For anyone who has been closely following the phone-hacking saga, Jay’s questions regarding correspondence by text message between Brooks and Cameron was expected. In the immediate wake of the phone-hacking scandal last summer, Brooks resigned from her position as Murdoch’s right-hand woman. It was also widely rumored that Cameron sent her a sympathetic text urging her to keep her head up.
When questioned about the correspondence after her resignation, Brooks shared, “I received some indirect messages from No. 10, No. 11, the Home Office, the Foreign Office,” noting the addresses in Downing Street of Cameron and Chancellor of the Exchequer George Osborne. She added that the “head up” message from Cameron had only been received “indirectly.”
During Brooks’ marathon day of testimony she also confirmed that she and Cameron had regularly met, whether in a social or professional capacity, and she’d also had a close, friendly relationship with former-Prime Minister Tony Blair. She admitted that as a newspaper editor, politicians craved access to her.
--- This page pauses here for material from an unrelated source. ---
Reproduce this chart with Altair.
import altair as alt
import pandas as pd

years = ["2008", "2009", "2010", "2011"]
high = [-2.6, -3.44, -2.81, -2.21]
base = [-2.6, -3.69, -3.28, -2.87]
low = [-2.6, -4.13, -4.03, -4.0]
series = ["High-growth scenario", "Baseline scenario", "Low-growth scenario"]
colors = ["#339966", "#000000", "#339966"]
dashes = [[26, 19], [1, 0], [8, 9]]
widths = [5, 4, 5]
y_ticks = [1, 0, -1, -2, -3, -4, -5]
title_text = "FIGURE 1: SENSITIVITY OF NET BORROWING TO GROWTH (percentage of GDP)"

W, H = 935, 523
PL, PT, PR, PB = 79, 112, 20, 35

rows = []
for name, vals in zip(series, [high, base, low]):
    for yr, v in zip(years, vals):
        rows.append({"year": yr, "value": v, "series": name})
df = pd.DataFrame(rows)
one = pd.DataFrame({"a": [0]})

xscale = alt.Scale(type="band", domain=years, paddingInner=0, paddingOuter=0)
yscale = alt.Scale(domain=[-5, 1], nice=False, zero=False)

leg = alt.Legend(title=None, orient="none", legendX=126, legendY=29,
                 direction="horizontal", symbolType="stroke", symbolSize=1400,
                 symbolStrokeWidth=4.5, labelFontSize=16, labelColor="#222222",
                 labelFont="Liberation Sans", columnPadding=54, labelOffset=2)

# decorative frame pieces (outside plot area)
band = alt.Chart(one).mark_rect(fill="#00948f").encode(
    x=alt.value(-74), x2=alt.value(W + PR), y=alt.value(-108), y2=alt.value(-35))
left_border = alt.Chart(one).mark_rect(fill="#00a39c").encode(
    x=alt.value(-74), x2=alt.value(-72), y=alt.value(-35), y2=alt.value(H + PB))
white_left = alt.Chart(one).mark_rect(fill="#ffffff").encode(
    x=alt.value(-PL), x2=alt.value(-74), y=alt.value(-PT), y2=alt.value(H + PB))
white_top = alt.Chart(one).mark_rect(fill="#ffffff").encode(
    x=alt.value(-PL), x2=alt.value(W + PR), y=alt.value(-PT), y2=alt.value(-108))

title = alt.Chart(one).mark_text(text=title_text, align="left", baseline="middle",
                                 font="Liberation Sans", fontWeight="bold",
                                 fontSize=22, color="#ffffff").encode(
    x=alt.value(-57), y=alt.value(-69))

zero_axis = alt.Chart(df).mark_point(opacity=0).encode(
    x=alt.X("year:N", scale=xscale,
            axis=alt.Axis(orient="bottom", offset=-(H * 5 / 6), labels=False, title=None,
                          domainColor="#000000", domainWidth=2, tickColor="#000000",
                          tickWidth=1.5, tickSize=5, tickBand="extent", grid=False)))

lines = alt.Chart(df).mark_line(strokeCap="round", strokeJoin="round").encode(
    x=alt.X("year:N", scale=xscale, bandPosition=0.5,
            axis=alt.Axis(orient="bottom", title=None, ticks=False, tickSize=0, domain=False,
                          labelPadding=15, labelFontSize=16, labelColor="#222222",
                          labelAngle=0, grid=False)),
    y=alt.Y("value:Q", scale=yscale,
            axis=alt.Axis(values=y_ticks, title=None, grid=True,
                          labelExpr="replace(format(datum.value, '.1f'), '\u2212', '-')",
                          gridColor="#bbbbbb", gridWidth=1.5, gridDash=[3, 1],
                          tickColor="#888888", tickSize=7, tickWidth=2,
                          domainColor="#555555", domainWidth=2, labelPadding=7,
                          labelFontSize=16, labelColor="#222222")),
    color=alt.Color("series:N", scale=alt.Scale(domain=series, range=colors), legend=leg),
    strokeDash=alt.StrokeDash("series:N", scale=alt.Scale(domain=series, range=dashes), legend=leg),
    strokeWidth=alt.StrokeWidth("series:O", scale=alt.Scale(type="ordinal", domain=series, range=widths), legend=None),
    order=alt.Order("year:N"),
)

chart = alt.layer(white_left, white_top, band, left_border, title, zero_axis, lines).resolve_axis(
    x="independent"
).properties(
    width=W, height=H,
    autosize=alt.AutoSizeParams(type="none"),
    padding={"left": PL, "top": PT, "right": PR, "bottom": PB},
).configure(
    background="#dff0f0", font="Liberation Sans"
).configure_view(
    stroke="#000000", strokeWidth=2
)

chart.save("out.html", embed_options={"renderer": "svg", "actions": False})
But by the time the inquiry neared its fifth hour, Brooks seemed to tire and Jay’s questions delved deeper into her close relationship with the Tories that troublingly extended beyond friendly texts and social dinners. A few weeks ago, when James Murdoch appeared at the inquiry, I wrote about his bombshell that linked the media corporation to Cameron’s party:
James Murdoch reported that he had briefly conversed with the then-newly elected Prime Minister, David Cameron, about News Corp.’s attempt to take over the British Sky Broadcasting (BSkyB) company at a Christmas party of former-News Corp executive Rebekah Brooks. Even more damning, however, was a trove of emails between a News Corp. lobbyist, Frédéric Michel, and the office of conservative MP and culture secretary Jeremy Hunt, the official appointed to pass judgment on the Murdoch bid for BSkyB. The emails revealed a troublingly close relationship between the two camps and suggested that the official’s office was advising the Murdochs on the take-over. One of the most damning emails submitted as evidence was from Michel to James Murdoch, wherein the lobbyist said that he had “managed to get some info” on what Hunt would say about the bid, “although absolutely illegal!”
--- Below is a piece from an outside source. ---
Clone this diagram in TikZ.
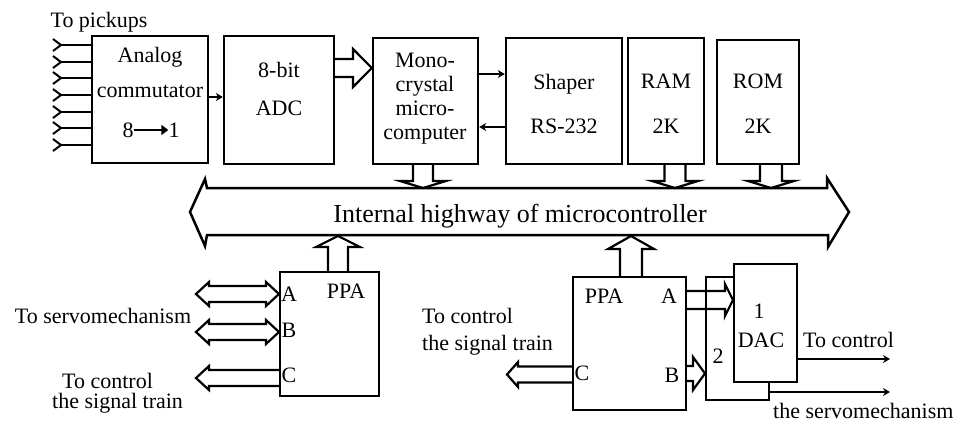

Cameron has since denied any wrongdoing by his party over the corporate bid – although Hunt’s special adviser resigned as a direct result. But Brooks opened up a wound with her testimony Friday. She revealed that she had an “informal role” in lobbying for News Corporation’s take over of the British Sky Broadcast company, personally discussing it with the Prime Minister and George Osborne. She also provided the inquiry with an email from her Blackberry from News Corp lobbyist Frédéric Michel, which claimed Hunt wanted advice “to guide his and No 10’s positioning” on the issue of phone-hacking. She also testified that she and Cameron had discussed phone-hacking throughout 2009 and 2010 (though she maintained they’ve been out of contact since she resigned from News International last summer).
Certainly it’s been well-documented before her testimony that Brooks shared a close relationship with the Prime Minister. But with the reiteration of how close that relationship was, in addition to the additional evidence against Jeremy Hunt, it suggests that the criticism of Cameron is only going to intensify.